Updated from Dec. 2
Fifth Third Bancorp
warned late Thursday that fourth-quarter earnings will fall far short of analyst expectations because the bank's securities portfolio got whacked by rising interest rates.
The Cincinnati-based bank said it expects to earn between 28 cents and 30 cents in the quarter. Before the announcement, the Thomson Financial consensus estimate had the bank earning 82 cents a share.
In premarket trading Friday, shares of Fifth Third fell $3.66, or 7.1%, to $48.
The big earnings miss is due to a series of steps the bank is taking to reposition its balance sheet for additional interest rate increases. Some of those steps involve the sale of $6.5 billion in securities and the early retirement of $3 billion in long-term debt.
The bank said it expects these steps to result in steep charges to earnings. It estimates an $80 million pretax charge due to the securities losses and a $260 million charge arising from the cancellation of interest rate swaps.
Interest rate swaps are a hedging device used by banks to protect themselves from wide swings in interest rates. Swaps are often used to hedge against fluctuations in the value of a bank's investment portfolio.

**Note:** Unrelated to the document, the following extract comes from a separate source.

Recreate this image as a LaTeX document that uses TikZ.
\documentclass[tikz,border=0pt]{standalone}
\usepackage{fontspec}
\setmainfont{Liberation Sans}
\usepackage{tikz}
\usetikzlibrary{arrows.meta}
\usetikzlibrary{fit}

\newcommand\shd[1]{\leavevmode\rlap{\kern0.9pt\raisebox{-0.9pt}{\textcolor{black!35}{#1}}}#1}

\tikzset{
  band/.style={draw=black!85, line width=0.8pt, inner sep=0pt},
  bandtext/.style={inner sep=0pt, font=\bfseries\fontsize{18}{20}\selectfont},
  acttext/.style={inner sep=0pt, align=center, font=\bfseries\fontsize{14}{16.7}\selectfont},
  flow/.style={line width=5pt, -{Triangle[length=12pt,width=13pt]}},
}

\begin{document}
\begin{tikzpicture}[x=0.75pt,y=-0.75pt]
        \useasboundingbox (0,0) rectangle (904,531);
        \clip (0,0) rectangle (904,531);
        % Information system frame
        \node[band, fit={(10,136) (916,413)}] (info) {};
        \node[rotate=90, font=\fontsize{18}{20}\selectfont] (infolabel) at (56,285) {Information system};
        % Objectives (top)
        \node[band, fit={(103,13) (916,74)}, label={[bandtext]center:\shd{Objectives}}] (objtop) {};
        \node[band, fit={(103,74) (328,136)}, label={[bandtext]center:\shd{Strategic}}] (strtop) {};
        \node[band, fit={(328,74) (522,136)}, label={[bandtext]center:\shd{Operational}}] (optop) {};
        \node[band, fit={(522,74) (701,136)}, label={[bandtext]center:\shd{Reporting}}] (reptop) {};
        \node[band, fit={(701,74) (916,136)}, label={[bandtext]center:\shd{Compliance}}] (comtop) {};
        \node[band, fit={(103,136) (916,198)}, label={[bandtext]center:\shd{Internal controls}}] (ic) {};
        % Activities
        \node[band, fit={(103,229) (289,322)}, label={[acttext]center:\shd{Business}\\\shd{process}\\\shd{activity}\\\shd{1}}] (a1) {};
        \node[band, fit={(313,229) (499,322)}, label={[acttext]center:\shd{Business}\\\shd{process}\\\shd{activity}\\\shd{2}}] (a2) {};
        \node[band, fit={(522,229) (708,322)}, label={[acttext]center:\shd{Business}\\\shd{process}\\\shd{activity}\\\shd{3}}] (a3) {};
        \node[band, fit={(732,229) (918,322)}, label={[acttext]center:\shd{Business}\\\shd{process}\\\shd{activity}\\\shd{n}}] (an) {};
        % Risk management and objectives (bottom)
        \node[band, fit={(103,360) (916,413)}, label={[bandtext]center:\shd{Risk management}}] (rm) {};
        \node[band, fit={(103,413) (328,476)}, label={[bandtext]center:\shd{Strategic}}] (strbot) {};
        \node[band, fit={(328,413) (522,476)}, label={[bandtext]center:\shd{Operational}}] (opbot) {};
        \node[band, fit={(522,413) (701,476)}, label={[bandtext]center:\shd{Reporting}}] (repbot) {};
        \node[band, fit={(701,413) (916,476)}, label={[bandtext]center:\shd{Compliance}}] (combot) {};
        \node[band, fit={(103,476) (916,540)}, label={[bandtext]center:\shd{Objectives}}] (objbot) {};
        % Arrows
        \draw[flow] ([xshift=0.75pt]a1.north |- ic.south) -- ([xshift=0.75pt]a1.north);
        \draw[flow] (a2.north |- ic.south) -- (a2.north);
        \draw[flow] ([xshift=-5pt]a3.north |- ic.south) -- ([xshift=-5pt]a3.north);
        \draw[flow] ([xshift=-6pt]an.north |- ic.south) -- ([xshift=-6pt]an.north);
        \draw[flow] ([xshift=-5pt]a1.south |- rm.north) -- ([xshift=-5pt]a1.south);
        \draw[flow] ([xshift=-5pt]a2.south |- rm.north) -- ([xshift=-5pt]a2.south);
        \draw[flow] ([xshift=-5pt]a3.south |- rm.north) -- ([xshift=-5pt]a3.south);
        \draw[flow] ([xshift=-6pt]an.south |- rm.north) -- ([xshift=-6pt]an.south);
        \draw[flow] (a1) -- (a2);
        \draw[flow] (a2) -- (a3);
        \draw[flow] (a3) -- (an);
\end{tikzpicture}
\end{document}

Fifth Third, like many banks, loaded up on mortgage-backed securities during the long period of low interest rates. The value of those investments, however, decreases as interest rates rise.

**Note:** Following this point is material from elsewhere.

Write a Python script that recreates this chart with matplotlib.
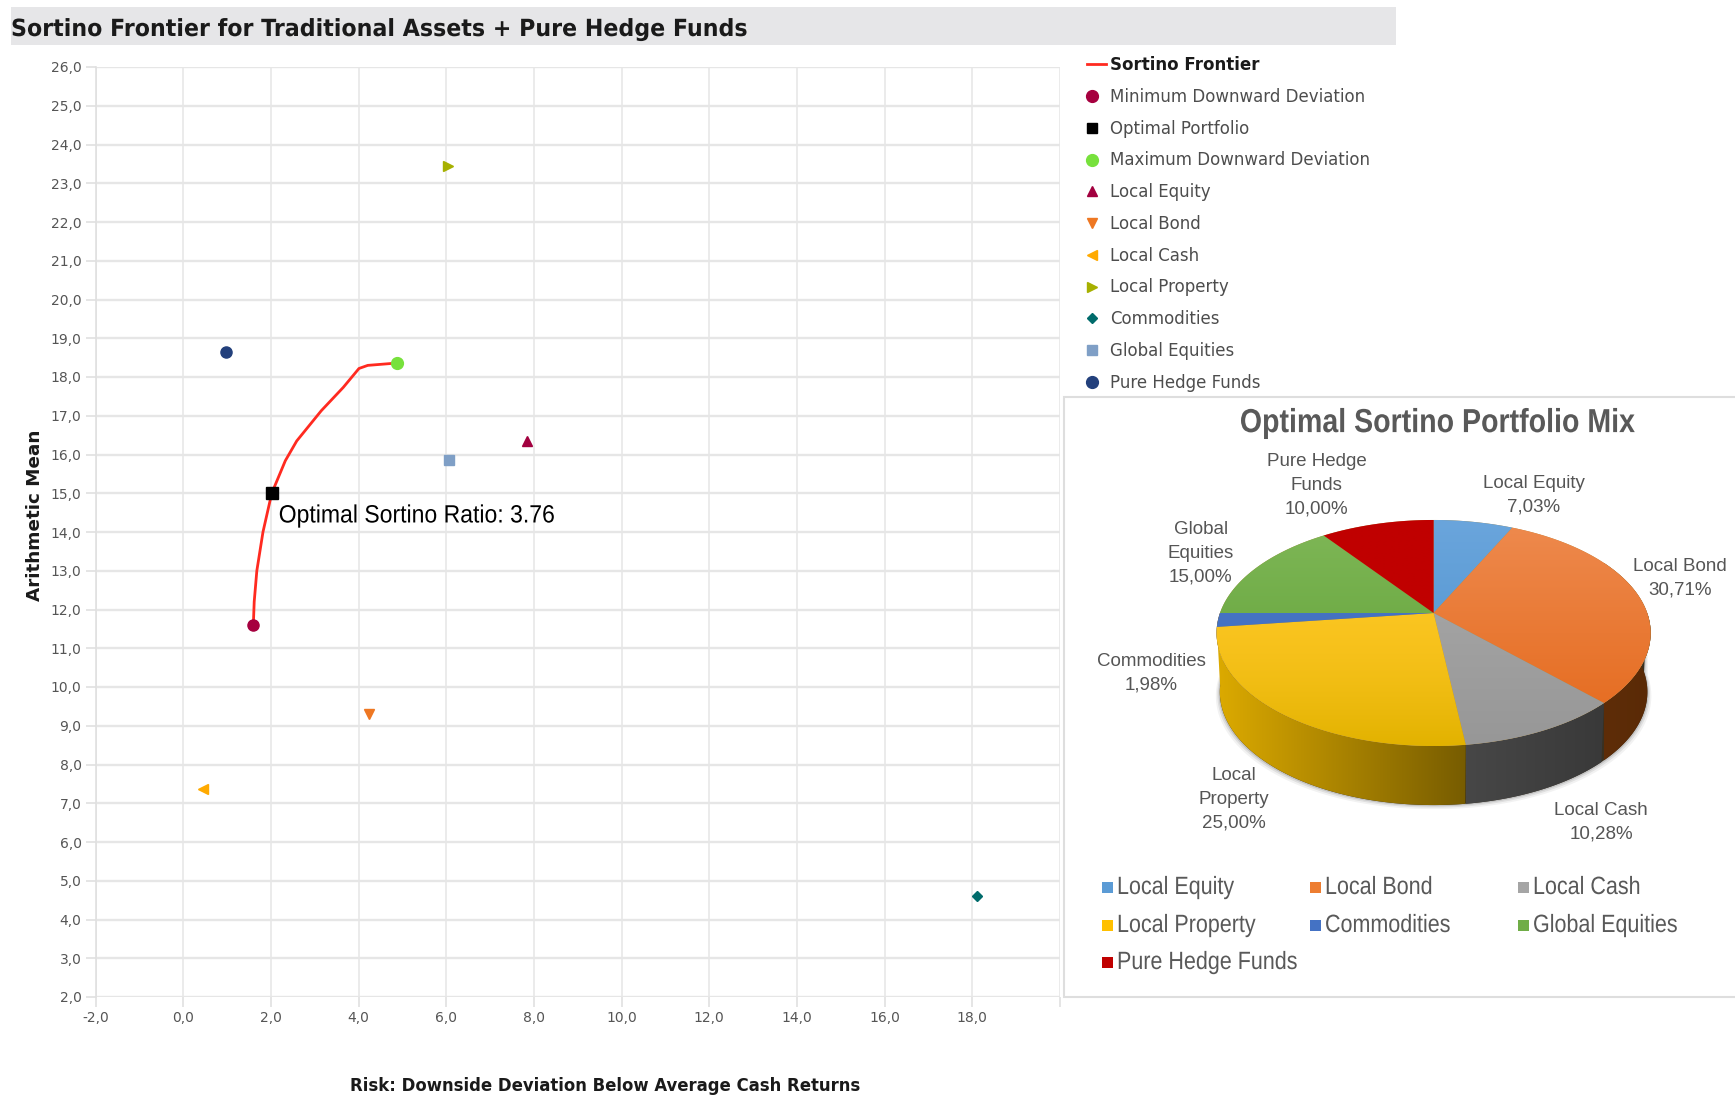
import numpy as np
import matplotlib
matplotlib.use("Agg")
import matplotlib.pyplot as plt
from matplotlib.colors import to_rgb
from matplotlib.legend_handler import HandlerLine2D
from matplotlib.patches import Polygon, Rectangle
from matplotlib.patheffects import AbstractPathEffect
from matplotlib.ticker import FuncFormatter
from matplotlib.transforms import Affine2D

# ---------- data ----------
frontier_x = [1.60, 1.62, 1.68, 1.82, 2.02, 2.33, 2.59, 3.15, 3.65, 4.01, 4.21, 4.87]
frontier_y = [11.6, 12.2, 13.0, 14.0, 15.0, 15.84, 16.35, 17.13, 17.73, 18.22, 18.30, 18.36]
point_names = ["Minimum Downward Deviation", "Optimal Portfolio", "Maximum Downward Deviation",
               "Local Equity", "Local Bond", "Local Cash", "Local Property",
               "Commodities", "Global Equities", "Pure Hedge Funds"]
point_x = [1.60, 2.02, 4.87, 7.85, 4.24, 0.46, 6.03, 18.10, 6.06, 0.97]
point_y = [11.6, 15.0, 18.36, 16.36, 9.31, 7.37, 23.45, 4.60, 15.85, 18.65]
point_markers = ["o", "s", "o", "^", "v", "<", ">", "D", "s", "o"]
point_sizes = [8, 8, 8.5, 7.5, 7.5, 7.5, 7.5, 5, 7.5, 8]
legend_sizes = [8.5, 7, 8.5, 7, 7, 7, 7, 5.5, 7, 8.5]
point_colors = ["#a6003f", "#000000", "#77e13c", "#a2003f", "#ee7722", "#ffaa00",
                "#a6b000", "#006b6b", "#7f9fc6", "#23407c"]

pie_names = ["Local Equity", "Local Bond", "Local Cash", "Local Property",
             "Commodities", "Global Equities", "Pure Hedge Funds"]
pie_values = [7.03, 30.71, 10.28, 25.00, 1.98, 15.00, 10.00]
pie_label_lines = ["Local Equity", "Local Bond", "Local Cash", "Local\nProperty",
                   "Commodities", "Global\nEquities", "Pure Hedge\nFunds"]
pie_colors = ["#5b9bd5", "#ed7d31", "#a5a5a5", "#ffc000", "#4472c4", "#70ad47", "#c00000"]

# ---------- styles / layout (pixels in a 1735x1097 canvas) ----------
W, H = 1735, 1097
SANS = "Liberation Sans"
face_top = ["#6aa5dc", "#ee8a4e", "#ababab", "#ffc826", "#4a78c8", "#7fb757", "#c00000"]
face_bot = ["#4a90cc", "#e4681a", "#979797", "#e2b200", "#3f6cbc", "#5d9f33", "#c00000"]
face_gamma = [1, 1, 1, 2.2, 1, 1, 1]
wall_l = ["#2f5f8c", "#5e2d08", "#474747", "#dcaa00", "#2a4a80", "#4a7a30", "#800000"]
wall_r = ["#2f5f8c", "#5a2a06", "#393939", "#775c00", "#2a4a80", "#4a7a30", "#800000"]
label_centres = [(1533.6, 495), (1680, 578), (1601, 822), (1234, 799.5),
                 (1151, 673.5), (1200.6, 553.5), (1316.7, 485)]


class Condense(AbstractPathEffect):
    """Narrow a real text horizontally about the pixel column x0."""

    def __init__(self, sx, x0):
        super().__init__()
        self.sx, self.x0 = sx, x0

    def draw_path(self, renderer, gc, tpath, affine, rgbFace=None):
        t = affine + Affine2D().translate(-self.x0, 0).scale(self.sx, 1).translate(self.x0, 0)
        renderer.draw_path(gc, tpath, t, rgbFace)


class ShiftedMarker(HandlerLine2D):
    """Legend marker a little left of the middle of the handle box."""

    def get_xdata(self, legend, xdescent, ydescent, width, height, fontsize):
        xd, xm = super().get_xdata(legend, xdescent, ydescent, width, height, fontsize)
        return [v - 3.2 for v in xd], [v - 3.2 for v in xm]


fig = plt.figure(figsize=(W / 100, H / 100), dpi=100, facecolor="white")

# ---------- frontier chart ----------
L, R, T, B = 95.5, 1060, 67, 997
ax = fig.add_axes([L / W, 1 - B / H, (R - L) / W, (B - T) / H])
line, = ax.plot(frontier_x, frontier_y, color="#ff2a20", lw=2.0, label="Sortino Frontier", zorder=3)
handles = [line]
for n, x, y, m, s, c in zip(point_names, point_x, point_y, point_markers, point_sizes, point_colors):
    h, = ax.plot([x], [y], ls="none", marker=m, ms=s, color=c, mec=c, label=n, zorder=4)
    handles.append(h)
ax.set_xlim(-2, 20)
ax.set_ylim(2, 26)
ax.set_xticks(np.arange(-2, 21, 2))
ax.set_yticks(np.arange(2, 27, 1))
ax.xaxis.set_major_formatter(FuncFormatter(lambda v, p: "" if v > 19 else f"{v:.1f}".replace(".", ",")))
ax.yaxis.set_major_formatter(FuncFormatter(lambda v, p: f"{v:.1f}".replace(".", ",")))
ax.tick_params(axis="both", colors="#e0e0e0", labelcolor="#555555", labelsize=10, length=7, width=1.2, pad=3)
ax.grid(axis="y", color="#e6e6e6", lw=1.7)
ax.grid(axis="x", color="#e6e6e6", lw=1.1)
ax.set_axisbelow(True)
for k in ["top", "right", "bottom"]:
    ax.spines[k].set_visible(False)
ax.spines["left"].set_color("#e0e0e0")
ax.spines["left"].set_linewidth(1.2)
ann = ax.annotate("Optimal Sortino Ratio: 3.76", xy=(point_x[1], point_y[1]), xytext=(5, -16),
                  textcoords="offset points", ha="left", va="center", fontsize=18,
                  family=SANS, color="black", zorder=5)
ann.set_path_effects([Condense(0.92, 279)])

# ---------- overlay in pixel coordinates ----------
ov = fig.add_axes([0, 0, 1, 1], zorder=2)
ov.patch.set_alpha(0)
ov.axis("off")

ov.add_patch(Rectangle((11, 6.5), 1385, 38, fc="#e6e6e8", ec="none"))
title = ov.text(11, 29, "Sortino Frontier for Traditional Assets + Pure Hedge Funds", fontsize=17,
                fontweight="bold", color="#1a1a1a", ha="left", va="center")
title.set_path_effects([Condense(0.939, 11)])
ov.text(605, 1086, "Risk: Downside Deviation Below Average Cash Returns", fontsize=11.9,
        fontweight="bold", color="#1a1a1a", ha="center", va="center")
ov.text(35, 515, "Arithmetic Mean", fontsize=13.2, fontweight="bold", color="#1a1a1a",
        rotation=90, ha="center", va="center")

# panel
ov.add_patch(Rectangle((1064, 397), 700, 600, fc="white", ec="#dedede", lw=1.5))
pie_title = ov.text(1438, 423.6, "Optimal Sortino Portfolio Mix", fontsize=24, fontweight="bold",
                    family=SANS, color="#595959", ha="center", va="center")
pie_title.set_path_effects([Condense(0.857, 1438)])

# 3-D pie projected from the values
cx, cy = 1433.6, 613.0
k, a, b = 0.177, 109.5, 213.6
depth = 59.0


def rim(theta):
    u, v = np.sin(theta), np.cos(theta)
    d = 1 + k * v
    return cx + b * u / d, cy - a * v / d


def gradient_fill(poly_xy, c0, c1, vertical, lo, hi, z, gamma=1.0):
    poly = Polygon(poly_xy, closed=True, fc="none", ec="none", transform=ov.transData)
    ov.add_patch(poly)
    c0, c1 = np.array(to_rgb(c0)), np.array(to_rgb(c1))
    t = np.linspace(0, 1, 128)[:, None] ** gamma
    ramp = c0 * (1 - t) + c1 * t
    img = ramp[:, None, :] if vertical else ramp[None, :, :]
    extent = (cx - 240, cx + 240, hi, lo) if vertical else (lo, hi, cy + 220, cy - 120)
    im = ov.imshow(img, extent=extent, aspect="auto", zorder=z, interpolation="bilinear")
    im.set_clip_path(poly)


edges = np.deg2rad(np.concatenate([[0], np.cumsum(pie_values)]) * 3.6)

# soft shadow around the base
tt = np.linspace(np.pi / 2, 3 * np.pi / 2, 200)
sx, sy = rim(tt)
for grow, alpha in [(4, 0.05), (2.5, 0.08), (1.2, 0.12)]:
    pts = np.column_stack([np.r_[cx + (sx - cx) * 0.985 + np.sign(sx - cx) * grow, sx[::-1]],
                           np.r_[sy + depth + grow, sy[::-1]]])
    ov.add_patch(Polygon(pts, closed=True, fc="black", ec="none", alpha=alpha, zorder=3))

# dark base under the walls, so that no seams show between them
base = np.column_stack([np.r_[sx, (cx + (sx - cx) * 0.985)[::-1]], np.r_[sy, (sy + depth)[::-1]]])
ov.add_patch(Polygon(base, closed=True, fc="#3a3020", ec="none", zorder=3.5))

# walls: only the slices turned towards the viewer
for i in range(len(pie_values)):
    t = np.linspace(edges[i], edges[i + 1], 80)
    front = np.cos(t) < -k
    if not front.any():
        continue
    x, y = rim(t)
    bx = cx + (x - cx) * 0.985
    wall = np.column_stack([np.r_[x, bx[::-1]], np.r_[y, y[::-1] + depth]])
    gradient_fill(wall, wall_l[i], wall_r[i], False, x[front].min(), x[front].max(), 4 + i * 0.01)

# top faces
ft = np.linspace(0, 2 * np.pi, 360)
fx, fy = rim(ft)
ov.add_patch(Polygon(np.column_stack([fx, fy]), closed=True, fc="#b08a40", ec="none", zorder=4.5))
for i in range(len(pie_values)):
    t = np.linspace(edges[i], edges[i + 1], 120)
    x, y = rim(t)
    face = np.column_stack([np.r_[cx, x], np.r_[cy, y]])
    gradient_fill(face, face_top[i], face_bot[i], True, 520, 746, 5 + i * 0.01, face_gamma[i])

# data labels
for name, v, (lx, ly) in zip(pie_label_lines, pie_values, label_centres):
    ov.text(lx, ly, name + "\n" + f"{v:.2f}".replace(".", ",") + "%", fontsize=13.5, linespacing=1.52,
            family=SANS, color="#555555", ha="center", va="center", zorder=7)

# pie legend (three columns, row by row)
col_x, row_y = [1107, 1315, 1523], [887, 925, 962]
for i, (name, c) in enumerate(zip(pie_names, pie_colors)):
    px, py = col_x[i % 3], row_y[i // 3]
    ov.add_patch(Rectangle((px - 5.5, py - 5.5), 11, 11, fc=c, ec="none", zorder=7))
    txt = ov.text(px + 10, py, name, fontsize=18, family=SANS, color="#595959",
                  ha="left", va="center", zorder=7)
    txt.set_path_effects([Condense(0.86, px + 10)])

ov.set_xlim(0, W)
ov.set_ylim(H, 0)

# ---------- main legend ----------
leg = fig.legend(handles=handles, loc="upper left", bbox_to_anchor=(1087 / W, 1 - 56.2 / H),
                 frameon=False, fontsize=12, handlelength=1.15, handletextpad=0.25,
                 labelspacing=0.825, borderpad=0, borderaxespad=0, numpoints=1,
                 handler_map={h: ShiftedMarker() for h in handles[1:]})
for i, t in enumerate(leg.get_texts()):
    t.set_color("#1a1a1a" if i == 0 else "#4d4d4d")
    if i == 0:
        t.set_fontweight("bold")
for hnd, s in zip(leg.legend_handles[1:], legend_sizes):
    hnd.set_markersize(s)

fig.savefig("out.png", dpi=100)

The Federal Reserve began raising interest rates this summer and has given indications it is not done raising rates.
"The actions we have announced today represent extremely difficult decisions that ultimately we feel are prudent and in the best long term interests of Fifth Third and its shareholders," said CEO George A. Schaefer Jr. "The losses and termination charges in the fourth quarter represent an investment in the future earnings potential of Fifth Third."